One of the major differences here is that the cover features a picture of Bacon Grease performing live. This cover tells us everything we need to know. These recordings are robust, real and improvised using minimal gear – Bacon Grease isn’t messing around. 

Given that these are live recordings, ‘November – 16 – 2018’ opens with what might be a sound check before rhythmic synths and hard breakbeats explode from the speakers.

As ‘November – 16 – 2018’ progresses it gets more abrasive and hard hitting. Bacon Grease delivers one of her trademark spoken word pieces, and a melodic synth riff builds and builds until it is an all-consuming beast, the bassline squelches and mutates as it ebbs and flows around horrifically dank breakbeats.

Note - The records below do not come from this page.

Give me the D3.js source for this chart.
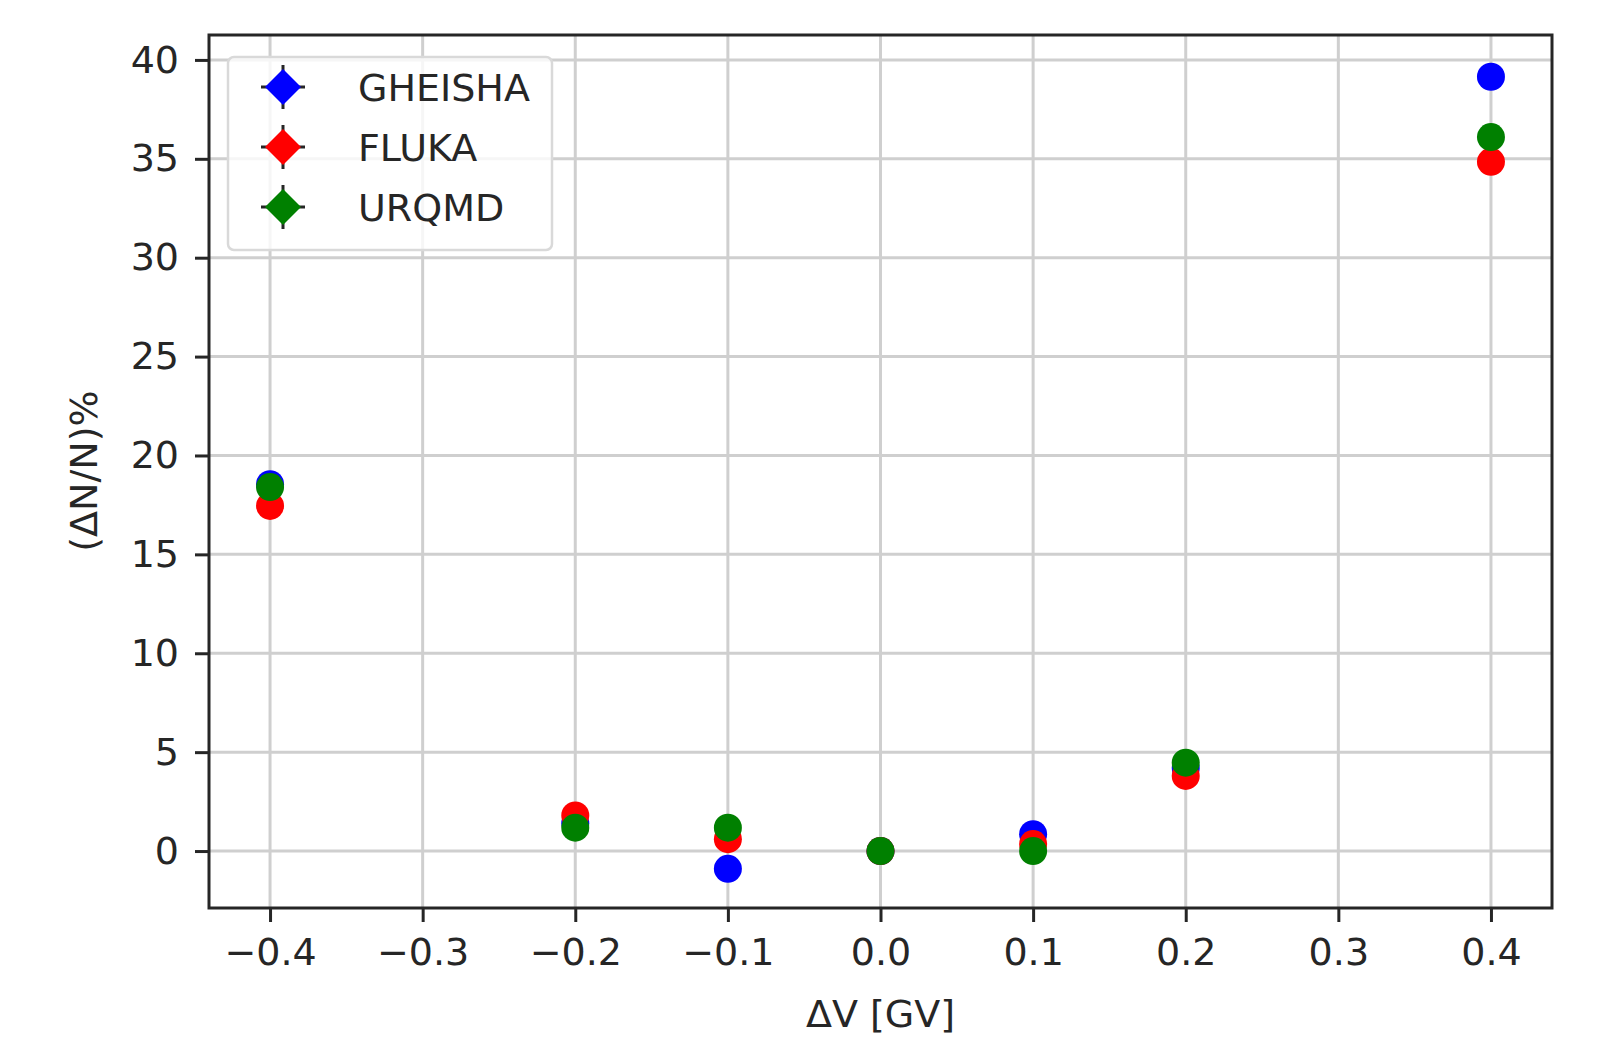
<!DOCTYPE html>
<html><head><meta charset="utf-8">
<script src="https://cdn.jsdelivr.net/npm/d3@7"></script>
<style>
html,body{margin:0;padding:0;background:#fff;}
text{font-family:"DejaVu Sans",sans-serif;fill:#262626;}
</style></head>
<body>
<svg id="c" width="1606" height="1045"></svg>
<script>
const xValues = [-0.4, -0.2, -0.1, 0.0, 0.1, 0.2, 0.4];
const gheisha = [18.55, 1.4, -0.9, 0.0, 0.85, 4.2, 39.15];
const fluka   = [17.45, 1.8, 0.6, 0.0, 0.35, 3.8, 34.85];
const urqmd   = [18.4, 1.18, 1.18, 0.0, 0.0, 4.47, 36.1];
const seriesNames = ["GHEISHA", "FLUKA", "URQMD"];
const seriesColors = ["#0000ff", "#ff0000", "#008000"];
const xTicks = [-0.4, -0.3, -0.2, -0.1, 0.0, 0.1, 0.2, 0.3, 0.4];
const yTicks = [0, 5, 10, 15, 20, 25, 30, 35, 40];

const svg = d3.select("#c");
const L = 209, R = 1552, T = 35, B = 908;
const x = d3.scaleLinear().domain([-0.44, 0.44]).range([L, R]);
const y = d3.scaleLinear().domain([-2.88, 41.26]).range([B, T]);
const fs = 38;

// grid
const g = svg.append("g");
g.selectAll(".gx").data(xTicks).enter().append("line")
  .attr("x1", d => x(d)).attr("x2", d => x(d)).attr("y1", T).attr("y2", B)
  .attr("stroke", "#cfcfcf").attr("stroke-width", 3);
g.selectAll(".gy").data(yTicks).enter().append("line")
  .attr("y1", d => y(d)).attr("y2", d => y(d)).attr("x1", L).attr("x2", R)
  .attr("stroke", "#cfcfcf").attr("stroke-width", 3);

// axes
const xAxis = d3.axisBottom(x).tickValues(xTicks).tickSize(14).tickPadding(16)
  .tickFormat(d => d3.format(".1f")(d).replace("-", "\u2212"));
const yAxis = d3.axisLeft(y).tickValues(yTicks).tickSize(14).tickPadding(16)
  .tickFormat(d3.format("d"));
const ax = svg.append("g").attr("transform", `translate(0,${B})`).call(xAxis);
const ay = svg.append("g").attr("transform", `translate(${L},0)`).call(yAxis);
[ax, ay].forEach(a => {
  a.select(".domain").remove();
  a.selectAll(".tick line").attr("stroke", "#262626").attr("stroke-width", 3);
  a.selectAll(".tick text").attr("font-size", fs).attr("font-family", "DejaVu Sans").attr("fill", "#262626");
});

// frame
svg.append("rect").attr("x", L).attr("y", T).attr("width", R - L).attr("height", B - T)
  .attr("fill", "none").attr("stroke", "#262626").attr("stroke-width", 3);

// points
const allSeries = [gheisha, fluka, urqmd];
allSeries.forEach((vals, i) => {
  svg.append("g").selectAll("circle").data(vals).enter().append("circle")
    .attr("cx", (d, j) => x(xValues[j])).attr("cy", d => y(d)).attr("r", 14)
    .attr("fill", seriesColors[i]);
});

// legend
const lg = svg.append("g");
lg.append("rect").attr("x", 228).attr("y", 57).attr("width", 324).attr("height", 193)
  .attr("rx", 6).attr("fill", "#fff").attr("fill-opacity", 0.8)
  .attr("stroke", "#d9d9d9").attr("stroke-width", 2.5);
seriesNames.forEach((n, i) => {
  const cy = 87 + i * 60, cx = 283;
  lg.append("line").attr("x1", cx - 22).attr("x2", cx + 22).attr("y1", cy).attr("y2", cy)
    .attr("stroke", "#262626").attr("stroke-width", 3);
  lg.append("line").attr("x1", cx).attr("x2", cx).attr("y1", cy - 22).attr("y2", cy + 22)
    .attr("stroke", "#262626").attr("stroke-width", 3);
  lg.append("path").attr("d", `M${cx},${cy-18}L${cx+18},${cy}L${cx},${cy+18}L${cx-18},${cy}Z`)
    .attr("fill", seriesColors[i]);
  lg.append("text").attr("x", 358).attr("y", cy).attr("dy", "0.36em")
    .attr("font-size", fs).text(n);
});

// axis labels
svg.append("text").attr("x", (L + R) / 2).attr("y", 1013).attr("dy", "0.36em")
  .attr("text-anchor", "middle").attr("font-size", fs).text("\u0394V [GV]");
svg.append("text").attr("transform", "translate(83,471) rotate(-90)").attr("dy", "0.36em")
  .attr("text-anchor", "middle").attr("font-size", fs).text("(\u0394N/N)%");
</script>
</body></html>
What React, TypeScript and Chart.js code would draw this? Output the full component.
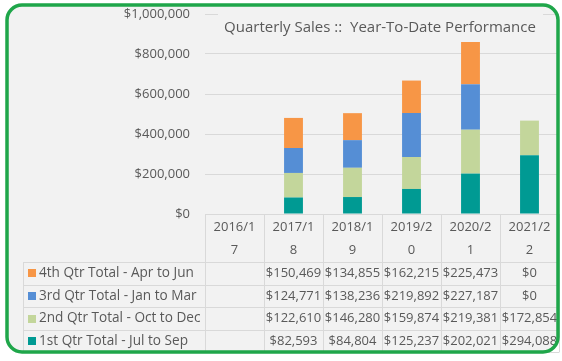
import React, { useEffect, useRef } from 'react';
import { Chart, registerables } from 'chart.js';

Chart.register(...registerables);

const categories = ['2016/17', '2017/18', '2018/19', '2019/20', '2020/21', '2021/22'];
const q1Values = [null, 82593, 84804, 125237, 202021, 294088];
const q2Values = [null, 122610, 146280, 159874, 219381, 172854];
const q3Values = [null, 124771, 138236, 219892, 227187, 0];
const q4Values = [null, 150469, 134855, 162215, 225473, 0];
const seriesNames = [
  '1st Qtr Total - Jul to Sep',
  '2nd Qtr Total - Oct to Dec',
  '3rd Qtr Total - Jan to Mar',
  '4th Qtr Total - Apr to Jun',
];
const seriesColors = ['#009A93', '#C3D69B', '#558ED5', '#F79646'];
const yMax = 1000000;
const yStep = 200000;
const titleText = 'Quarterly Sales ::  Year-To-Date Performance';

const FONT = "'Open Sans', sans-serif";
const TEXT = '#595959';
const LINE = '#d9d9d9';

const money = (v: number | null) => (v === null || v === undefined ? '' : '$' + v.toLocaleString('en-US'));

const framePlugin = {
  id: 'frame',
  beforeDraw(chart: any) {
    const ctx = chart.ctx;
    ctx.save();
    ctx.fillStyle = '#ffffff';
    ctx.fillRect(0, 0, chart.width, chart.height);
    ctx.beginPath();
    ctx.roundRect(7, 5, 551, 347, 15);
    ctx.fillStyle = '#f2f2f2';
    ctx.fill();
    ctx.restore();
  },
  afterDraw(chart: any) {
    const ctx = chart.ctx;
    const x = chart.scales.x;
    const area = chart.chartArea;
    const n = categories.length;
    const colW = (area.right - area.left) / n;
    const headerTop = area.bottom;
    const headerBottom = headerTop + 48;
    const rowH = 22.6;
    const rows = [3, 2, 1, 0];
    const dataRows = [q1Values, q2Values, q3Values, q4Values];
    const tableBottom = headerBottom + rowH * rows.length;
    const legendLeft = 23;

    ctx.save();
    // title
    ctx.fillStyle = '#f2f2f2';
    ctx.fillRect(218, 8, 325, 34);
    ctx.fillStyle = TEXT;
    ctx.font = `15px ${FONT}`;
    ctx.textAlign = 'center';
    ctx.textBaseline = 'middle';
    ctx.fillText(titleText, 380, 28);

    // table lines
    ctx.strokeStyle = LINE;
    ctx.lineWidth = 1;
    const hline = (y: number, x0: number, x1: number) => {
      ctx.beginPath();
      ctx.moveTo(x0, Math.round(y) + 0.5);
      ctx.lineTo(x1, Math.round(y) + 0.5);
      ctx.stroke();
    };
    const vline = (xx: number, y0: number, y1: number) => {
      ctx.beginPath();
      ctx.moveTo(Math.round(xx) + 0.5, y0);
      ctx.lineTo(Math.round(xx) + 0.5, y1);
      ctx.stroke();
    };
    hline(headerTop, area.left, area.right);
    for (let r = 0; r <= rows.length; r++) hline(headerBottom + r * rowH, legendLeft, area.right);
    vline(legendLeft, headerBottom, tableBottom);
    for (let i = 0; i <= n; i++) vline(area.left + i * colW, headerTop, tableBottom);

    // header labels
    ctx.fillStyle = TEXT;
    ctx.font = `13px ${FONT}`;
    ctx.textAlign = 'center';
    categories.forEach((c, i) => {
      const cx = x.getPixelForValue(i);
      ctx.fillText(c.slice(0, 6), cx, headerTop + 13);
      ctx.fillText(c.slice(6), cx, headerTop + 36);
    });

    // rows
    rows.forEach((s, r) => {
      const cy = headerBottom + r * rowH + rowH / 2;
      ctx.fillStyle = seriesColors[s];
      ctx.fillRect(28, Math.round(cy - 4), 8, 8);
      ctx.fillStyle = TEXT;
      ctx.textAlign = 'left';
      ctx.font = `13.6px ${FONT}`;
      ctx.fillText(seriesNames[s], 39, cy);
      ctx.font = `13px ${FONT}`;
      ctx.textAlign = 'center';
      dataRows[s].forEach((v, i) => {
        ctx.fillText(money(v as any), x.getPixelForValue(i), cy);
      });
    });

    // border
    ctx.fillStyle = '#ffffff';
    ctx.fillRect(560, 0, 2, chart.height);
    ctx.fillRect(0, 354, chart.width, 7);
    ctx.beginPath();
    ctx.roundRect(7, 5, 551, 347, 15);
    ctx.strokeStyle = '#1FA64A';
    ctx.lineWidth = 3.5;
    ctx.stroke();
    ctx.restore();
  },
};

export default function App() {
  const ref = useRef<HTMLCanvasElement>(null);
  useEffect(() => {
    if (!ref.current) return;
    const chart = new Chart(ref.current, {
      type: 'bar',
      data: {
        labels: categories,
        datasets: [q1Values, q2Values, q3Values, q4Values].map((d, i) => ({
          label: seriesNames[i],
          data: d as any,
          backgroundColor: seriesColors[i],
          borderWidth: 0,
          categoryPercentage: 1,
          barPercentage: 0.32,
        })),
      },
      options: {
        responsive: false,
        animation: false,
        devicePixelRatio: 1,
        layout: { padding: { left: 0, top: 14, right: 3, bottom: 147 } },
        plugins: { legend: { display: false }, title: { display: false }, tooltip: { enabled: false } },
        scales: {
          x: { stacked: true, display: false },
          y: {
            stacked: true,
            min: 0,
            max: yMax,
            afterFit: (s: any) => {
              s.width = 205;
            },
            ticks: {
              stepSize: yStep,
              padding: 0,
              color: TEXT,
              font: { family: FONT, size: 13 },
              callback: (v: any) => money(Number(v)),
            },
            grid: { color: LINE, drawTicks: true, tickLength: 15, tickColor: 'rgba(0,0,0,0)' },
            border: { display: false },
          },
        },
      },
      plugins: [framePlugin],
    });
    return () => chart.destroy();
  }, []);
  return (
    <canvas
      ref={ref}
      width={562}
      height={361}
      style={{ position: 'fixed', left: 0, top: 0, width: 562, height: 361 }}
    />
  );
}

When everything gets up to speed, and we’re into the groove Bacon Grease is acting on instinct and it’s about as cerebral as it gets. Everything is working as one symbiotic unit. Then as quickly as it all came together, it all starts to wind down. 

‘June – 8 –2018’ comes flying out of the traps and is more visceral and abrasive than ‘November – 16 – 2018’.

From the opening strains it is reminiscent of a Guilty Simpson track. Huge and static breakbeats give way to the star of the show. The bassline. As it undulates, and mutates, throughout its 14 minute duration ’June – 8 –2018’ has more of a feeling of movement and flux than its predecessor, and the song benefits from it. At times you get lost in the sheer magnitude of the music that Bacon Grease creates, but this is the sloppy charm. 

Bacon Grease takes the sound from those early glorious Chicago techno tracks, adds some experimental motifs and delivers half an hour of rugged and enraged techno. This is her most focused and cohesive release to date. This isn’t to say that it couldn't be tighter in places, but its damn effective.

This is the kind of album that when it finishes makes you want to sit, in the quiet, for a bit and comprehend what you have heard. This is what techno should sound like in 2019. Aggressive, slightly wonky but full of emotion and passion.